Does it make sense for recreational athletes to follow what competitive athletes do? Is it useful to design one’s own training so that it is similar to that of a competitive athlete? In search of a suitable guide.
Learning from the very best?
Let’s assume that a driver with just one year of practice wants to expand his knowledge and improve his skills in order to be prepared for critical situations on the road. All right, he is no longer a beginner and can probably call himself an advanced driver. Who should he turn to? To an experienced professional from the Formula 1 circuit? Because these drivers are the very best in their field? And because it would be wise to learn only from the very best? Advertising always claims: the best, or nothing.
This approach sounds good at first, but on closer inspection it is questionable. What would it do for the driver, who is at best slightly advanced, to deal with topics and methods that are based on years of experience? Wouldn’t he try to skip some stages of his individual development? But exactly these stages could then be missing in his own development – because nothing replaces own experiences.
What helps Mr. Olympia is also good for you?
Similar situations exist in our sport: slightly advanced athletes try to copy the training of reigning professional champions. The logic behind it: If I do the same as my idol, then I will soon look like him. But is that really the case?

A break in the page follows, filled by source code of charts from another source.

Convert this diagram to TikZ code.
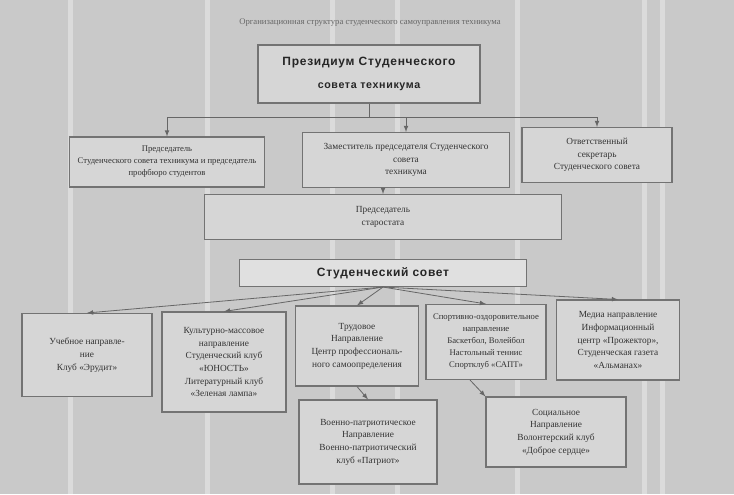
\documentclass[tikz,border=0pt]{standalone}
\usepackage{fontspec}
\setmainfont{Liberation Serif}
\newfontfamily\hdrfont[LetterSpace=6]{Liberation Sans}
\usetikzlibrary{arrows,positioning}

\begin{document}
\begin{tikzpicture}[x=0.75pt,y=-0.75pt,
  box/.style={draw=black!55,line width=0.8pt,fill=black!16,text=black!80,align=center,
    font=\fontsize{7}{9.5}\selectfont,inner sep=1pt},
  hdr/.style={box,font=\hdrfont\bfseries\fontsize{9}{17}\selectfont,text=black!85},
  sz/.style 2 args={minimum width=#1*0.75pt,minimum height=#2*0.75pt},
  link/.style={draw=black!60,line width=0.6pt,-latex}]
 \useasboundingbox (0,0) rectangle (734,494);
 \fill[black!21] (0,0) rectangle (734,494);
 % scan streaks
 \foreach \sx in {68,205,330,395,515,642,660}
   \fill[white,opacity=0.35] (\sx,0) rectangle ++(5,494);

 \node[text=black!60,font=\fontsize{6.5}{8}\selectfont] (title) at (370,23)
   {Организационная структура студенческого самоуправления техникума};

 % presidium level
 \node[hdr,sz={222}{58}] (pres) at (369,74)
   {Президиум Студенческого\\{\fontsize{8}{10}\selectfont совета техникума}};
 \node[box,sz={195}{50},font=\fontsize{6.5}{9}\selectfont] (chair) at (167,162)
   {Председатель\\Студенческого совета техникума и председатель\\профбюро студентов};
 \node[box,sz={207}{55}] (deputy) at (406,160)
   {Заместитель председателя Студенческого\\совета\\техникума};
 \node[box,sz={150}{55}] (secr) at (597,155)
   {Ответственный\\секретарь\\Студенческого совета};
 \node[box,sz={357}{45}] (elders) at (383,217)
   {Председатель\\старостата};
 \node[hdr,sz={287}{27},fill=black!12] (council) at (383,273)
   {Студенческий совет};

 % directions
 \node[box,sz={130}{83}] (study) at (87,355)
   {Учебное направле-\\ние\\Клуб «Эрудит»};
 \node[box,sz={124}{100}] (culture) at (224,362)
   {Культурно-массовое\\направление\\Студенческий клуб\\«ЮНОСТЬ»\\Литературный клуб\\«Зеленая лампа»};
 \node[box,sz={123}{80}] (labour) at (357,346)
   {Трудовое\\Направление\\Центр профессиональ-\\ного самоопределения};
 \node[box,sz={120}{75},font=\fontsize{6.5}{9}\selectfont] (sport) at (486,342)
   {Спортивно-оздоровительное\\направление\\Баскетбол, Волейбол\\Настольный теннис\\Спортклуб «САПТ»};
 \node[box,sz={123}{80}] (media) at (618,340)
   {Медиа направление\\Информационный\\центр «Прожектор»,\\Студенческая газета\\«Альманах»};
 \node[box,sz={138}{84}] (military) at (368,442)
   {Военно-патриотическое\\Направление\\Военно-патриотический\\клуб «Патриот»};
 \node[box,sz={140}{70}] (social) at (556,432)
   {Социальное\\Направление\\Волонтерский клуб\\«Доброе сердце»};

 % connectors
 \coordinate (barL) at (167,117);
 \coordinate (barR) at (597,117);
 \draw[link,-] (pres.south) -- (pres.south |- barL);
 \draw[link,-] (barL) -- (barR);
 \draw[link] (barL) -- (chair.north);
 \draw[link] (barR) -- (secr.north);
 \draw[link] (deputy.north |- barL) -- (deputy.north);
 \draw[link] (deputy.south -| elders.north) -- (elders.north);
 \foreach \d in {study,culture,labour,sport,media}
   \draw[link] (council.south) -- (\d.north);
 \draw[link] (labour.south) -- (military.north);
 \draw[link] ([xshift=-12pt]sport.south) -- (social.north west);
\end{tikzpicture}
\end{document}
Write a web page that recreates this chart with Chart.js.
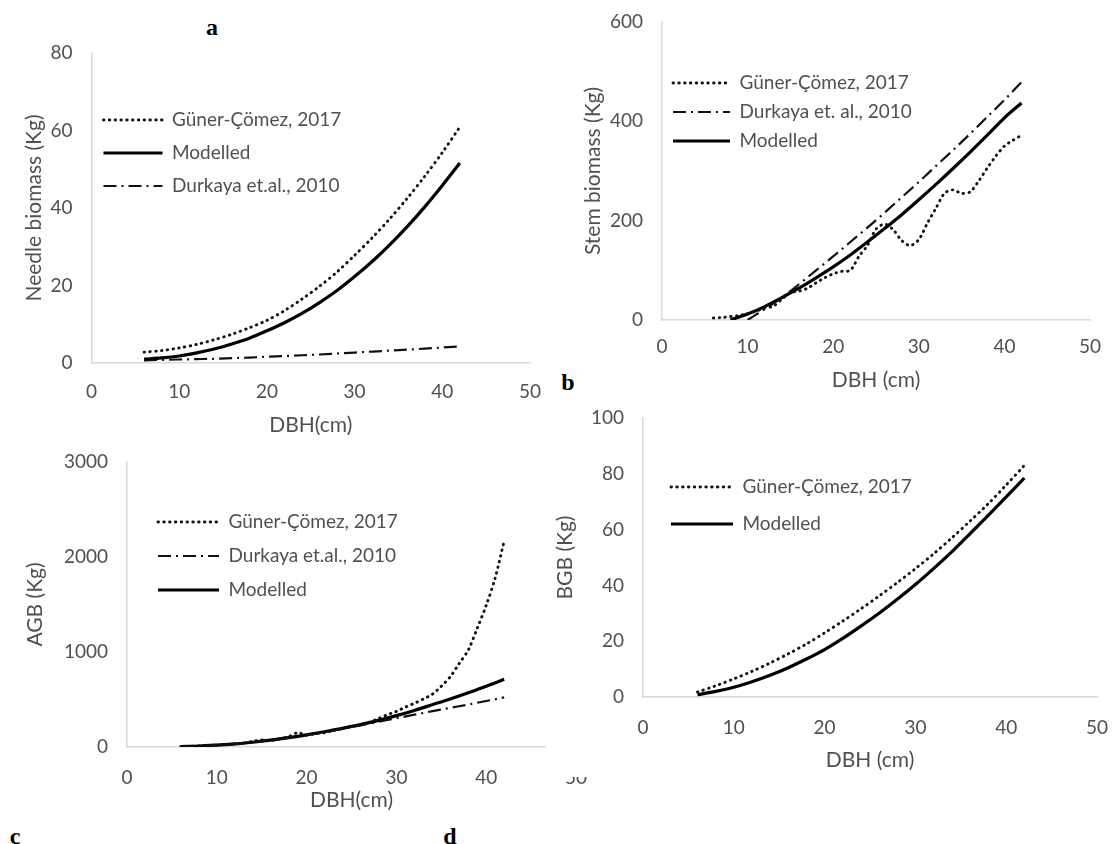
<!DOCTYPE html>
<html><head><meta charset="utf-8">
<script src="https://cdn.jsdelivr.net/npm/chart.js@4.4.0/dist/chart.umd.min.js"></script>
<style>
body{margin:0;background:#fff;width:1112px;height:844px;position:relative;overflow:hidden;}
canvas{position:absolute;}
.lbl{position:absolute;font-family:"Liberation Serif","Times New Roman",serif;font-weight:bold;font-size:24px;color:#000;transform:translate(-50%,-50%);line-height:1;}
</style></head><body>
<canvas id="ca" style="z-index:1"></canvas>
<canvas id="cb" style="z-index:1"></canvas>
<canvas id="cc" style="z-index:1"></canvas>
<canvas id="cd" style="z-index:2;background:#fff"></canvas>
<div class="lbl" style="left:212px;top:27px">a</div>
<div class="lbl" style="left:568px;top:382px">b</div>
<div class="lbl" style="left:15px;top:836px">c</div>
<div class="lbl" style="left:450px;top:836px">d</div>
<script>
// ---------- DATA ----------
const dbh2 = [6,8,10,12,14,16,18,20,22,24,26,28,30,32,34,36,38,40,42];
const dbh1 = [6,7,8,9,10,11,12,13,14,15,16,17,18,19,20,21,22,23,24,25,26,27,28,29,30,31,32,33,34,35,36,37,38,39,40,41,42];
const dbhStemModel = [8,10,12,14,16,18,20,22,24,26,28,30,32,34,36,38,40,42];
const dbhStemDurk = [10,12,14,16,18,20,22,24,26,28,30,32,34,36,38,40,42];
const xTicks = [0,10,20,30,40,50];

// a: needle biomass
const needleGuner    = [2.8,3.2,3.9,4.8,6.0,7.4,9.1,11.0,13.5,16.5,19.8,23.5,27.8,32.3,37.2,42.5,48.2,54.3,60.9];
const needleModelled = [1.0,1.3,1.8,2.6,3.6,4.9,6.4,8.3,10.4,12.8,15.6,18.7,22.3,26.2,30.5,35.2,40.3,45.8,51.6];
const needleDurkaya  = [0.7,0.8,0.9,1.0,1.1,1.25,1.4,1.6,1.8,2.0,2.2,2.45,2.7,2.95,3.2,3.45,3.7,4.0,4.3];

// b: stem biomass
const stemGuner    = [4,5,7,9,13,18,24,28,42,55,58,64,75,85,93,98,100,128,150,183,193,182,160,150,162,195,225,255,262,255,258,280,306,330,350,362,372];
const stemDurkaya  = [0,22,45,72,100,128,157,186,216,247,278,310,342,375,409,443,479];
const stemModelled = [0,12,27,45,64,85,107,131,157,184,212,242,273,305,338,372,407,437];

// c: AGB
const agbGuner    = [5,7,10,14,20,25,32,42,60,75,68,85,110,150,125,140,150,175,195,215,235,262,300,340,375,420,460,505,555,640,740,880,1020,1250,1490,1780,2168];
const agbDurkaya  = [5,10,20,32,50,72,98,127,158,192,228,265,303,340,377,412,447,484,522];
const agbModelled = [5,10,20,32,50,72,98,128,160,196,235,280,330,385,445,505,570,640,712];

// d: BGB
const bgbGuner    = [1.8,4.0,6.5,9.2,12.2,15.5,19.0,23.0,27.2,31.6,36.2,41.0,46.0,51.3,57.0,63.0,69.2,76.0,83.0];
const bgbModelled = [0.8,2.0,3.5,5.5,7.8,10.5,13.6,17.0,21.0,25.4,30.0,35.0,40.3,46.0,52.0,58.5,65.0,71.7,78.5];

// ---------- STYLES ----------
const FONT = 'Lato, "Open Sans", "DejaVu Sans", sans-serif';
const TXT = '#505050';
const AX = '#d9d9d9';
const FS = 19;   // ticks & legend
const TFS = 21;  // axis titles
const pts = (xs, ys) => xs.map((x, i) => ({x: x, y: ys[i]}));
const dotted = {borderColor:'#111', borderWidth:2.9, borderDash:[0.5,5.3], borderCapStyle:'round', tension:0.3};
const solid  = {borderColor:'#000', borderWidth:3.2, borderDash:[], borderCapStyle:'butt', cubicInterpolationMode:'monotone'};
const dashdot= {borderColor:'#111', borderWidth:2.2, borderDash:[13,5,2,5], borderCapStyle:'butt', cubicInterpolationMode:'monotone'};
function ds(label, data, st){ return Object.assign({label, data, pointRadius:0, fill:false}, st); }

const legendShift = {
  id:'legendShift',
  afterLayout(chart, args, o){
    const lg = chart.legend, ca = chart.chartArea; if(!lg) return;
    const p = o.pad, fs = o.fs;
    const w = lg.width, h = lg.height;
    lg.left = ca.left + o.dx - p; lg.top = ca.top + o.dy - fs/2 - p;
    lg.right = lg.left + w; lg.bottom = lg.top + h;
  }
};

// rect: canvas [left, top, w, h]; area: plot area [L,T,R,B]; yTitleX / xTitleY: centre of axis titles
function panel(id, rect, area, yTitleX, xTitleY, xLabelY, yMax, yStep, xTitle, yTitle, datasets, lgd){
  const cv = document.getElementById(id);
  cv.width = rect[2]; cv.height = rect[3];
  cv.style.left = rect[0]+'px'; cv.style.top = rect[1]+'px';
  const half = TFS*0.6;
  const Wy = area[0] - yTitleX + half;
  const Hx = xTitleY - area[3] + half;
  const xPad = xLabelY - area[3] - FS*0.6;
  const pad = {
    left: area[0]-rect[0]-Wy,
    top: area[1]-rect[1],
    right: rect[0]+rect[2]-area[2],
    bottom: rect[1]+rect[3]-area[3]-Hx
  };
  const lgPad = lgd.spacing - FS;
  new Chart(cv, {
    type:'line',
    data:{datasets},
    plugins:[legendShift],
    options:{
      responsive:false, animation:false, devicePixelRatio:1,
      layout:{padding:pad},
      plugins:{
        tooltip:{enabled:false},
        legendShift:{dx:lgd.dx, dy:lgd.dy, pad:lgPad, fs:FS},
        legend:{
          position:'chartArea', align:'start',
          labels:{
            usePointStyle:true, pointStyleWidth:lgd.len, boxHeight:FS, padding:lgPad,
            font:{family:FONT, size:FS}, color:TXT,
            generateLabels:(ch)=>ch.data.datasets.map((d,i)=>({
              text:d.label, fillStyle:'rgba(0,0,0,0)', strokeStyle:d.borderColor,
              lineWidth:d.borderWidth, lineDash:d.borderDash, lineCap:d.borderCapStyle,
              pointStyle:'line', hidden:false, datasetIndex:i, fontColor:TXT
            }))
          }
        }
      },
      scales:{
        x:{type:'linear', min:0, max:50,
          afterBuildTicks:(s)=>{ s.ticks = xTicks.map(v=>({value:v})); },
          afterFit:(s)=>{ s.height = Hx; s.paddingLeft = 0; s.paddingRight = 0; },
          grid:{display:true, drawOnChartArea:false, drawTicks:false},
          border:{display:true, color:AX, width:1.5},
          ticks:{padding:xPad, color:TXT, font:{family:FONT, size:FS}, maxRotation:0, callback:(v)=>String(v)},
          title:{display:true, text:xTitle, color:TXT, font:{family:FONT, size:TFS}, padding:0}
        },
        y:{min:0, max:yMax,
          ticks:{stepSize:yStep, padding:19, color:TXT, font:{family:FONT, size:FS}, callback:(v)=>String(v)},
          afterFit:(s)=>{ s.width = Wy; s.paddingTop = 0; s.paddingBottom = 0; },
          grid:{display:true, drawOnChartArea:false, drawTicks:false},
          border:{display:true, color:AX, width:1.5},
          title:{display:true, text:yTitle, color:TXT, font:{family:FONT, size:TFS}, padding:0}
        }
      }
    }
  });
}

panel('ca', [0,38,556,402], [91.5,53,530,363], 34, 425, 392, 80, 20, 'DBH(cm)', 'Needle biomass (Kg)', [
  ds('Güner-Çömez, 2017', pts(dbh2, needleGuner), dotted),
  ds('Modelled', pts(dbh2, needleModelled), solid),
  ds('Durkaya et.al., 2010', pts(dbh2, needleDurkaya), dashdot)
], {dx:12, dy:67, spacing:33, len:59});

panel('cb', [556,8,556,392], [662,22,1090,320], 593, 380, 347, 600, 200, 'DBH (cm)', 'Stem biomass (Kg)', [
  ds('Güner-Çömez, 2017', pts(dbh1, stemGuner), dotted),
  ds('Durkaya et. al., 2010', pts(dbhStemDurk, stemDurkaya), dashdot),
  ds('Modelled', pts(dbhStemModel, stemModelled), solid)
], {dx:11, dy:61, spacing:29, len:57});

panel('cc', [0,440,600,380], [127,462,576,747], 35, 800, 778, 3000, 1000, 'DBH(cm)', 'AGB (Kg)', [
  ds('Güner-Çömez, 2017', pts(dbh1, agbGuner), dotted),
  ds('Durkaya et.al., 2010', pts(dbh2, agbDurkaya), dashdot),
  ds('Modelled', pts(dbh2, agbModelled), solid)
], {dx:31, dy:60, spacing:34, len:61});

panel('cd', [546,402,566,375], [643,418,1097,697], 565, 760, 728, 100, 20, 'DBH (cm)', 'BGB (Kg)', [
  ds('Güner-Çömez, 2017', pts(dbh2, bgbGuner), dotted),
  ds('Modelled', pts(dbh2, bgbModelled), solid)
], {dx:28, dy:69, spacing:37, len:62});
</script>
</body></html>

The training that such a professional does now is NOT the training that made him what he is today. So how useful can it be to try to copy the current workout of a competitive athlete?
Always the same?
And besides, the fundamental question arises whether there is such a thing as a patent recipe for a good and effective build-up training. Doesn’t far too much depend on the individual physical and mental characteristics of the trainee? And isn’t it always a matter of varying the workout by changing the exercises completed?
There’s no question about it: you quickly end up with the topic of a personal trainer or coach. However, this variant is not feasible or desirable for every recreational athlete for a variety of reasons.
A digital advisor?
For quite some time now, the market has been offering more and more tools and apps via the Internet that are supposed to be helpful for training. What are we to make of this? Can such programs be a substitute for learning from other people?
First of all, computer programs (and apps are nothing else) can definitely do one thing better than humans: calculate. And they do it quickly. This means that a digital tool could help the user in his learning process – it doesn’t have to incapacitate him by immediately taking all the decisions away from him.
The combination man / machine
So how about a good team of humans and computers? A team in which each does what they do better: the computer calculates things that make sense to calculate, and the human does the intuitive viewing of the result and the final decision-making? This combination is the basis for the online tool myTRS, which provides guidance for the user’s training decisions.
Since myTRS is based on the philosophy of regeneration-based build-up training, the user is focused on the load and recovery processes of his different muscle groups. And this gives the user the opportunity to get to know his own body better, step by step.
myTRS determines the current load and recovery level of the previously trained muscles in order to suggest exercises for the next workout on this basis. Seen in this light, the online tool is one thing above all: a tool for those who train that encourages them to think for themselves and thus promotes individual development – without the mistaken belief that they have to imitate the training of world champions.